I initially wondered why Harry could not see the thestrals on the way back from Hogwarts in the Goblet of Fire, or even before, since he had witnessed his mother's death when he was only a year old. But then I found that a person can see the thestrals only when he has come to terms with the death they have witnessed. On the return trip from Hogwarts, Harry was still numb about Cedric's death. He could just not relate to it.
But later, he understood that when a war was going on, people would die, and he had to face it and keep going anyway. I'm sure many people, including yours truly, did not let Cedric's death affect them much. Sure, it startled everyone to reality, made it certain that Voldemort was back. But we were just glad that Harry had gotten out of there alive, and was fine, for then.
But from Harry's point of view, or even any other Hogwarts student's, it must have been jolting. Until then, Voldemort had been something of a distant concept, appearing only in people's memories and dreams. Then suddenly he turns up at some graveyard or the other, and murders a student in cold blood just because he was unlucky enough to turn up there with Harry.

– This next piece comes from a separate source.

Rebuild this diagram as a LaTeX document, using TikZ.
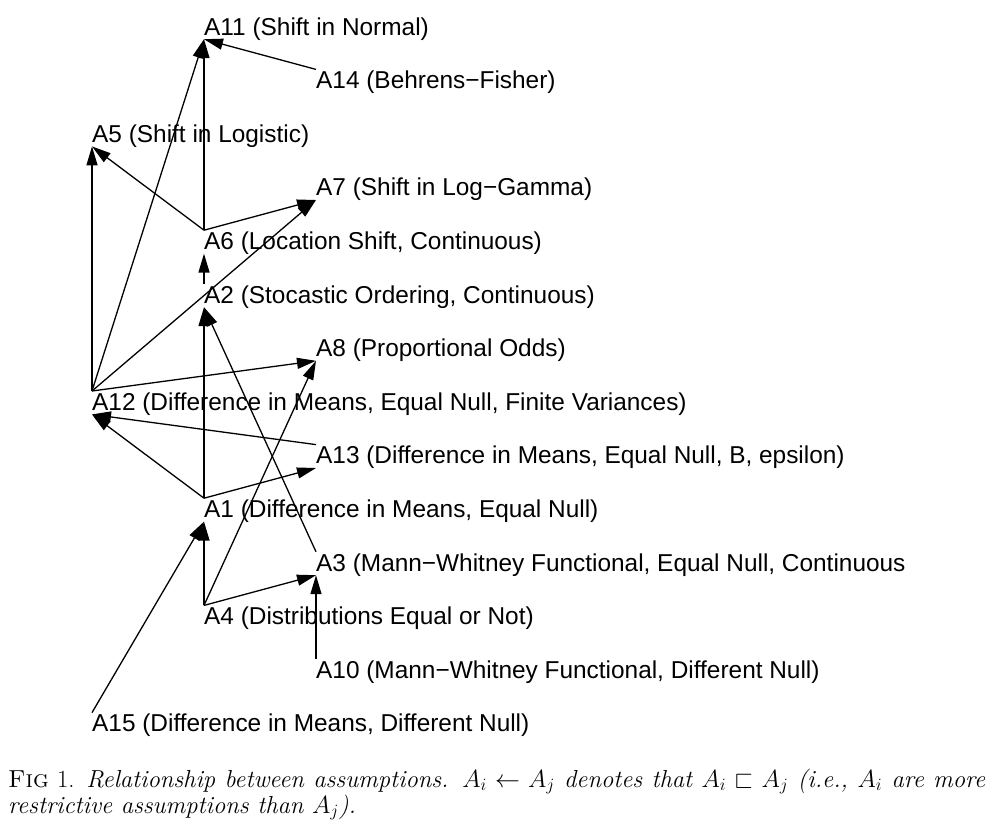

If not for Cedric's death, the incident would have sounded ridiculous to anyone not knowing the full story. And as it was, we saw how Harry's own friends turned against him the next year. Even Dean and Seamus, fellow Gryffindors, refused to believe him.
So it was no wonder that Cedric's death brought back a rush of memories to Harry... that graveyard... almost dying at the hands of Voldemort... seeing his parents during the Priori Incantatem.
And so, Harry could not bring himself to even think about Cedric, much less accept that his death was not Harry's fault, for a whole summer.